Comme certains historiens font débuter le XXe siècle à l’été 1914, il n’est pas impossible qu’à l’avenir, on retienne le 17 mars comme vrai commencement de l’année 2020. C’est un fait, les albums sortis (et écoutés) avant le début du confinement paraissent appartenir à une année étrangère, intrinsèquement liée à vous savez quoi. De ce court répit que nous aura accordé 2020, ce sont étrangement deux disques concepts (un format qui d’ordinaire ne m’inspire que bâillements) que je garde en mémoire : Making a New World de Field Music, justement autour de la Première Guerre mondiale, et Concrete and Glass de Nicolas Godin, dédié à l’architecture. Deux disques opposés dans leur traitement (le premier plein de notes et de constructions alambiquées, le deuxième tout en épure stylisée) qui, chacun à sa manière annonçait ce qui allait suivre : le « nous sommes en guerre » et les longues journées à arpenter nos intérieurs.

Mais fort heureusement, Grande est la Maison, pour qui sait se laisser porter par l’écoute de grands disques rêveurs, comme nous l’a rappelé Cabane avec son œuvre à la croisée du folk et de la pop, de l’intime et du collectif (la présence d’une kyrielle d’invités triés sur le volet). Année d’indécision par excellence (aurais-je ou non le droit de sortir librement demain ? D’aller au cinéma ? D’assister à un concert ?), 2020 aura trouvé un parfait compagnon d’(in)fortune en la personne du Bonheur ou Tristesse de Lesneu, disque qui oscille avec un même lyrisme entre ces deux émotions. 

Année taillée sur mesure pour rester chez soi écouter de la musique (et pourquoi pas revisiter sa discothèque personnelle), 2020 aura pour certains artistes été l’occasion de créer. Pendant le confinement du printemps, de grands disques furent enregistrés ou finalisés. C’est le cas de In and Out of the Light des toujours impeccables The Apartments, de Shore de Fleet Foxes ou encore de Songs and Instrumentals d’Adrianne Lenker. Face à la pandémie mondiale, Robin Pecknold (Fleet Foxes) et Adrianne Lenker (échappée de Big Thief) ont opté pour une démarche contraire : le premier en rendant son folk plus luxuriant que jamais (sans oublier d’être complexe, quitte à faire des clins d’œil à la musique contemporaine), la seconde en se réfugiant dans une cabane (sans majuscule) en forêt, avec guitare et peine de cœur en bandoulière pour un disque introspectif et cathartique.  

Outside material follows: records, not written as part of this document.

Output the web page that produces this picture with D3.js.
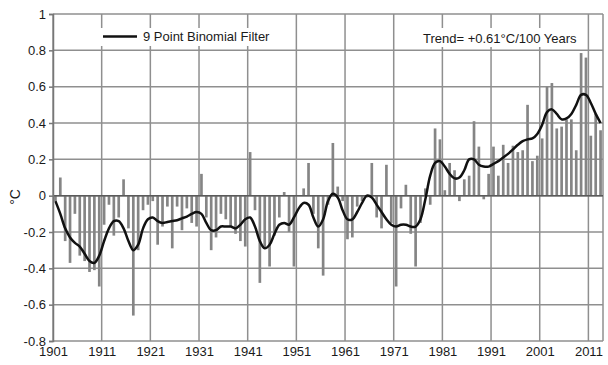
<!DOCTYPE html>
<html>
<head>
<meta charset="utf-8">
<script src="https://cdn.jsdelivr.net/npm/d3@7"></script>
<style>
  html, body { margin: 0; padding: 0; background: #fff; }
  svg { display: block; font-family: "Liberation Sans", Arial, sans-serif; }
</style>
</head>
<body>
<svg id="chart" width="608" height="365"></svg>
<script>
// Annual mean temperature anomalies (°C), 1901–2013
const firstYear = 1901;
const lastYear = 2013;
const years = d3.range(firstYear, lastYear + 1);

const anomaly = [
  -0.03, 0.10, -0.25, -0.37, -0.10, -0.33, -0.36, -0.42, -0.41, -0.50,
  -0.16, -0.05, -0.22, -0.12, 0.09, -0.18, -0.66, -0.30, -0.08, -0.05,
  -0.03, -0.27, -0.17, -0.06, -0.29, -0.06, -0.19, -0.07, -0.15, -0.17,
  0.12, -0.12, -0.30, -0.23, -0.10, -0.13, -0.17, -0.21, -0.25, -0.28,
  0.24, -0.08, -0.48, -0.29, -0.39, -0.22, -0.12, 0.02, -0.20, -0.39,
  0.00, 0.04, 0.18, -0.10, -0.29, -0.44, -0.05, 0.29, 0.05, -0.03,
  -0.24, -0.23, -0.06, -0.03, -0.01, 0.18, -0.12, -0.18, 0.17, -0.15,
  -0.50, -0.07, 0.06, -0.21, -0.39, -0.15, 0.04, -0.05, 0.37, 0.31,
  0.03, 0.18, 0.14, -0.03, 0.09, 0.11, 0.41, 0.27, -0.02, 0.12,
  0.27, 0.11, 0.28, 0.18, 0.275, 0.24, 0.25, 0.50, 0.19, 0.22,
  0.315, 0.60, 0.62, 0.37, 0.38, 0.42, 0.42, 0.25, 0.785, 0.76,
  0.33, 0.45, 0.36
];

// 9 point binomial filtered series
const filtered = [
  -0.03, -0.10, -0.18, -0.23, -0.26, -0.28, -0.32, -0.36, -0.37, -0.33,
  -0.25, -0.18, -0.14, -0.14, -0.18, -0.25, -0.30, -0.27, -0.18, -0.13,
  -0.12, -0.14, -0.15, -0.145, -0.14, -0.135, -0.125, -0.115, -0.10, -0.09,
  -0.10, -0.15, -0.19, -0.19, -0.17, -0.17, -0.17, -0.18, -0.16, -0.13,
  -0.12, -0.17, -0.25, -0.29, -0.27, -0.21, -0.16, -0.15, -0.16, -0.12,
  -0.07, -0.04, -0.05, -0.12, -0.17, -0.13, -0.03, 0.01, -0.01, -0.08,
  -0.13, -0.13, -0.09, -0.04, 0.00, -0.01, -0.05, -0.09, -0.13, -0.16,
  -0.17, -0.16, -0.16, -0.17, -0.17, -0.13, -0.02, 0.11, 0.18, 0.19,
  0.16, 0.12, 0.095, 0.10, 0.14, 0.20, 0.20, 0.17, 0.16, 0.16,
  0.175, 0.19, 0.21, 0.23, 0.255, 0.28, 0.30, 0.31, 0.315, 0.34,
  0.39, 0.46, 0.475, 0.45, 0.42, 0.425, 0.45, 0.50, 0.555, 0.555,
  0.51, 0.45, 0.40
];

const xTickYears = [1901, 1911, 1921, 1931, 1941, 1951, 1961, 1971, 1981, 1991, 2001, 2011];
const yTicks = [-0.8, -0.6, -0.4, -0.2, 0, 0.2, 0.4, 0.6, 0.8, 1];
const legendLabel = "9 Point Binomial Filter";
const trendLabel = "Trend= +0.61°C/100 Years";
const yTitle = "°C";

const svg = d3.select("#chart");
const plotLeft = 53, plotRight = 603, plotTop = 14, plotBottom = 341;

const x = d3.scaleBand().domain(years).range([plotLeft, plotRight])
  .paddingInner(0.45).paddingOuter(0.225);
const xEdge = d3.scaleLinear().domain([firstYear, lastYear + 1]).range([plotLeft, plotRight]);
const y = d3.scaleLinear().domain([-0.8, 1]).range([plotBottom, plotTop]);

const gridColor = "#8f8f8f";

// horizontal grid
svg.append("g").selectAll("line").data(yTicks).join("line")
  .attr("x1", plotLeft).attr("x2", plotRight)
  .attr("y1", d => y(d)).attr("y2", d => y(d))
  .attr("stroke", gridColor)
  .attr("stroke-width", 1.5);

// vertical grid at decade boundaries, plus right border
svg.append("g").selectAll("line").data(xTickYears.concat([lastYear + 1])).join("line")
  .attr("x1", d => xEdge(d)).attr("x2", d => xEdge(d))
  .attr("y1", plotTop).attr("y2", plotBottom)
  .attr("stroke", gridColor)
  .attr("stroke-width", 1.5);

// annual bars
svg.append("g").selectAll("rect").data(years).join("rect")
  .attr("x", d => x(d))
  .attr("width", x.bandwidth())
  .attr("y", (d, i) => y(Math.max(0, anomaly[i])))
  .attr("height", (d, i) => Math.abs(y(anomaly[i]) - y(0)))
  .attr("fill", "#858585");

// zero line drawn over the bars
svg.append("line")
  .attr("x1", plotLeft).attr("x2", plotRight)
  .attr("y1", y(0)).attr("y2", y(0))
  .attr("stroke", "#5a5a5a").attr("stroke-width", 1.5);

// filtered curve
const line = d3.line()
  .x((d, i) => x(years[i]) + x.bandwidth() / 2)
  .y(d => y(d))
  .curve(d3.curveCatmullRom.alpha(0.5));
svg.append("path").datum(filtered)
  .attr("d", line)
  .attr("fill", "none")
  .attr("stroke", "#111")
  .attr("stroke-width", 2.5)
  .attr("stroke-linejoin", "round");

// y axis
const yAxis = d3.axisLeft(y).tickValues(yTicks).tickSize(4).tickPadding(3)
  .tickFormat(d => d === 0 ? "0" : String(+d.toFixed(1)));
const gy = svg.append("g").attr("transform", `translate(${plotLeft},0)`).call(yAxis);
gy.select(".domain").attr("stroke", "#777").attr("stroke-width", 1.5);
gy.selectAll(".tick line").attr("stroke", "#777").attr("stroke-width", 1.5);
gy.selectAll(".tick text").attr("font-size", 13).attr("fill", "#1a1a1a")
  .attr("font-family", "Liberation Sans, Arial, sans-serif");

// x labels
const xAxis = d3.axisBottom(xEdge).tickValues(xTickYears).tickSize(0).tickPadding(6)
  .tickFormat(d3.format("d"));
const gx = svg.append("g").attr("transform", `translate(0,${plotBottom})`).call(xAxis);
gx.select(".domain").remove();
gx.selectAll(".tick text").attr("font-size", 13).attr("fill", "#1a1a1a")
  .attr("font-family", "Liberation Sans, Arial, sans-serif");

// y title
svg.append("text")
  .attr("transform", "translate(20,197) rotate(-90)")
  .attr("text-anchor", "middle")
  .attr("font-size", 14).attr("fill", "#1a1a1a")
  .text(yTitle);

// legend
const legend = svg.append("g");
legend.append("rect").attr("x", 99).attr("y", 28).attr("width", 174).attr("height", 18).attr("fill", "#fff");
legend.append("line").attr("x1", 103).attr("x2", 137).attr("y1", 36.5).attr("y2", 36.5)
  .attr("stroke", "#111").attr("stroke-width", 2.5);
legend.append("text").attr("x", 143).attr("y", 41).attr("font-size", 13).attr("fill", "#1a1a1a")
  .text(legendLabel);

// trend annotation
const trend = svg.append("g");
trend.append("rect").attr("x", 419).attr("y", 28).attr("width", 161).attr("height", 19).attr("fill", "#fff");
trend.append("text").attr("x", 423).attr("y", 42.5).attr("font-size", 13).attr("fill", "#1a1a1a")
  .text(trendLabel);
</script>
</body>
</html>
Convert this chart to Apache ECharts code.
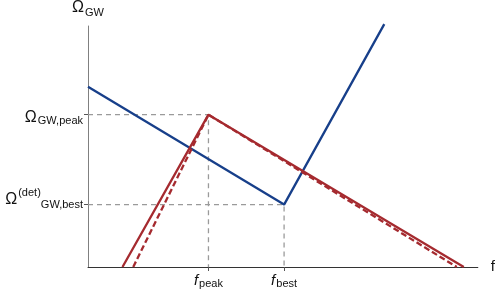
<!DOCTYPE html>
<html>
<head>
<meta charset="utf-8">
<script src="https://cdn.jsdelivr.net/npm/echarts@6/dist/echarts.min.js"></script>
<style>
html,body{margin:0;padding:0;background:#fff;}
#c{width:498px;height:293px;}
</style>
</head>
<body>
<div id="c"></div>
<script>
// ---- data (schematic units) ----
var fPeak = 3.09;
var fBest = 5.03;
var omegaPeak = 6.32;
var omegaBest = 2.59;

var blueX = [0, fBest, 7.6];
var blueY = [7.48, omegaBest, 10.08];

var redSolidX = [0.885, fPeak, 9.64];
var redSolidY = [0, omegaPeak, 0];

var redDashX = [1.16, fPeak, 9.46];
var redDashY = [0, omegaPeak, 0];

var xTickValues = [fPeak, fBest];
var xTickLabels = ['{f|f}{s|peak}', '{f|f}{s|best}'];
var yTickValues = [omegaBest, omegaPeak];
var yTickLabels = ['{ob|Ω}{pb|(det)}{sb|GW,best}', '{o|Ω}{s|GW,peak}'];

function zip(xs, ys){ return xs.map(function(x,i){return [x, ys[i]];}); }

var FONT = 'Liberation Sans, Arial, sans-serif';
var chart = echarts.init(document.getElementById('c'), null, {renderer:'canvas'});
var gray = '#9a9a9a';

chart.setOption({
  animation: false,
  backgroundColor: '#fff',
  grid: {left: 88, right: 18, top: 25, bottom: 26, containLabel: false},
  xAxis: {
    type: 'value', min: 0, max: 10,
    name: 'f',
    nameLocation: 'end',
    nameGap: 13,
    nameTextStyle: {fontFamily: FONT, fontSize: 15, color: '#111'},
    axisLine: {show: true, onZero: false, lineStyle: {color: '#333', width: 1}},
    axisTick: {show: true, customValues: xTickValues, length: 4, inside: false, lineStyle: {color: '#555'}},
    splitLine: {show: false},
    axisLabel: {
      show: true, customValues: xTickValues, margin: 6,
      formatter: function(v){ var i = xTickValues.indexOf(v); return i >= 0 ? xTickLabels[i] : ''; },
      rich: {
        f: {fontFamily: FONT, fontSize: 15, fontStyle: 'italic', color: '#111', lineHeight: 15, verticalAlign: 'top'},
        s: {fontFamily: FONT, fontSize: 11, color: '#111', lineHeight: 11, verticalAlign: 'top', padding: [5.5, 0, 0, 1]}
      }
    }
  },
  yAxis: {
    type: 'value', min: 0, max: 10,
    name: '{o|Ω}{s|GW}',
    nameLocation: 'end',
    nameGap: 11,
    nameTextStyle: {
      rich: {
        o: {fontFamily: FONT, fontSize: 16, color: '#111', lineHeight: 15, verticalAlign: 'top'},
        s: {fontFamily: FONT, fontSize: 11, color: '#111', lineHeight: 11, verticalAlign: 'top', padding: [7.5, 0, 0, 1]}
      }
    },
    axisLine: {show: true, lineStyle: {color: '#808080', width: 1}},
    axisTick: {show: true, customValues: yTickValues, length: 4, inside: false, lineStyle: {color: '#555'}},
    splitLine: {show: false},
    axisLabel: {
      show: true, customValues: yTickValues, margin: 5,
      formatter: function(v){ var i = yTickValues.indexOf(v); return i >= 0 ? yTickLabels[i] : ''; },
      rich: {
        o: {fontFamily: FONT, fontSize: 16, color: '#111', lineHeight: 15, verticalAlign: 'top', padding: [2.85, 0, 0, 0]},
        s: {fontFamily: FONT, fontSize: 11, color: '#111', lineHeight: 11, verticalAlign: 'top', padding: [8.3, 0, 0, 1]},
        ob: {fontFamily: FONT, fontSize: 16, color: '#111', lineHeight: 15, verticalAlign: 'top', padding: [3.75, 0, 0, 0]},
        pb: {fontFamily: FONT, fontSize: 11, color: '#111', lineHeight: 11, verticalAlign: 'top', padding: [0.1, 0, 0, 1]},
        sb: {fontFamily: FONT, fontSize: 11, color: '#111', lineHeight: 34, verticalAlign: 'top', padding: [12.1, 0, 0, 0]}
      }
    }
  },
  series: [
    {type: 'line', data: [[0, omegaPeak],[fPeak, omegaPeak],[fPeak, 0]], symbol: 'none', silent: true,
      lineStyle: {color: gray, width: 1.3, type: [5, 4]}, z: 1},
    {type: 'line', data: [[0, omegaBest],[fBest, omegaBest],[fBest, 0]], symbol: 'none', silent: true,
      lineStyle: {color: gray, width: 1.3, type: [5, 4]}, z: 1},
    {type: 'line', data: zip(blueX, blueY), symbol: 'none', clip: false,
      lineStyle: {color: '#173f8a', width: 2.3}, z: 3},
    {type: 'line', data: zip(redSolidX, redSolidY), symbol: 'none', clip: false,
      lineStyle: {color: '#a52a2f', width: 2.3}, z: 4},
    {type: 'line', data: zip(redDashX, redDashY), symbol: 'none', clip: false,
      lineStyle: {color: '#a52a2f', width: 2.3, type: [6, 3]}, z: 4}
  ]
});
</script>
</body>
</html>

Mais, bon gré mal gré, la vie artistique a continué en 2020 et il a bien fallu sortir des albums, quand bien même ils avaient été écrits bien en amont de la pandémie. Pour illustrer cette prise de recul, quel plus beau titre qu’Another Short Album About Love de Lenparrot. Et si, en ces temps incertains, c’est juste d’un album d’amour de plus dont on avait besoin ? Derrière son intitulé modeste, le disque renferme une grande richesse musicale entre pop, soul urbaine, réminiscences de jazz et de musique du monde. Tout comme le Off Off On de Kate Stables alias This Is the Kit, dont la voix illuminait déjà la Cabane (avec majuscule) évoquée plus haut. Mais au petit jeu du brassage d’influences, c’est sans doute Dirty Projectors qui restera le grand gagnant de 2020. 5 EPs est comme son nom l’indique une compilation d’EP sortis dans l’année, avec la particularité que Dave Longstreth met dans chacun d’eux l’une des musiciennes qui l’accompagnent au premier plan. Un disque printanier et foisonnant (pop, folk, R’n’B, electro et musique contemporaine y défient les mesures barrières) qui ne ressemble en rien à 2020, et qui lui survivra certainement, comme je n’en doute pas les neuf autres albums de ce top subjectif, et donc forcément restrictif*.

Bonus :
MOCKE – Parle Grand Canard (Objet Disque)
RICHARD ALLEN – Locust Tree Lane (Violet Set Records)

Alors que je statuais début décembre sur mon top 10 pour le hors-série de Magic actuellement en kiosque, deux disques venaient tout juste de se poser sur ma platine, pour ne plus la quitter jusqu’à aujourd’hui. À quelques jours près, Parle Grand Canard de Mocke et Locust Tree Lane de Richard Allen se seraient certainement frayé un chemin dans mon palmarès personnel. Grands disques de compositeurs-arrangeurs, l’un et l’autre se complètent admirablement : celui de Mocke dans une veine à la fois hautement poétique, savante et délicieusement espiègle, et celui Richard Allen dans un registre plus ordinairement mélancolique mais qui touche en plein cœur, telles cinq feuilles automnales échappées de l’arbre Nick Drake.